As for the slogan itself, sadly, it’s not great. But there’s no such thing as a new city slogan that everyone will like. It does have the advantage that it invites the curious to find out why the city is popular. That’s good.
But it isn’t snappy so it won’t be memorable. And it isn’t distinctive: all good cities are desired by many. What distinctiveness it does have is buried in its origins, as the supposed translation of Tāmaki Makaurau, the Māori name for Auckland. That is disingenuous.
“Desired by many” is a new meaning for makaurau. Makau is a word for lovers, or sometimes favourites, and rau means a hundred, or more loosely, an awful lot. ATEED’s own website gives the translation as “Tāmaki desired by many lovers”, and Te Ara, the official New Zealand encyclopedia, refers both to “numerous lovers” and “a thousand lovers”.
The city of a thousand lovers is a brilliant slogan, which in its innocent form totally conjures a city the whole world would want to live in. Alas, we are not innocents. A city defined by everyone cruising for sex? Not so good. Besides, “city of lovers” doesn’t quite have the breadth of purpose the council needs. Not to mention, there’s the small matter of our being the city whose former mayor gave lovers everywhere a very bad name.

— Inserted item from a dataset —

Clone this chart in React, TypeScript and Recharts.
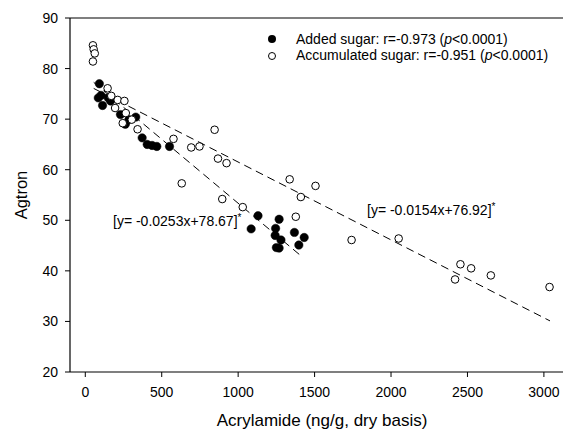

So, basing the slogan on a Māori proverb? Good. Sanitising the proverb in translation? That’s a flawed way to build a reputation, especially as the new version is far less evocative than the real one. #Desiredbynotmanyifany
The tricky thing about developing a slogan is that you could put 100 overpaid advertising geniuses in a room for a week and they still might fail to come up with a single good idea. But a clever person might think of the perfect line in the shower tomorrow morning. Creativity, damn it, is fickle.
The fact is, though, the campaign isn’t dependent on the slogan. Auckland needs to sell itself, ATEED is the right body to lead that process, and telling a good story is a good way to do it. Back to the shower cubicle for the slogan, please, and for Christ’s sake don’t get a focus group in there with you.
But as for the project itself, let’s be having it. Because Auckland, we know we need to compete and we’re down here at the bottom of the Pacific but we’re not really, are we? Because aren’t we going to become the leading edge?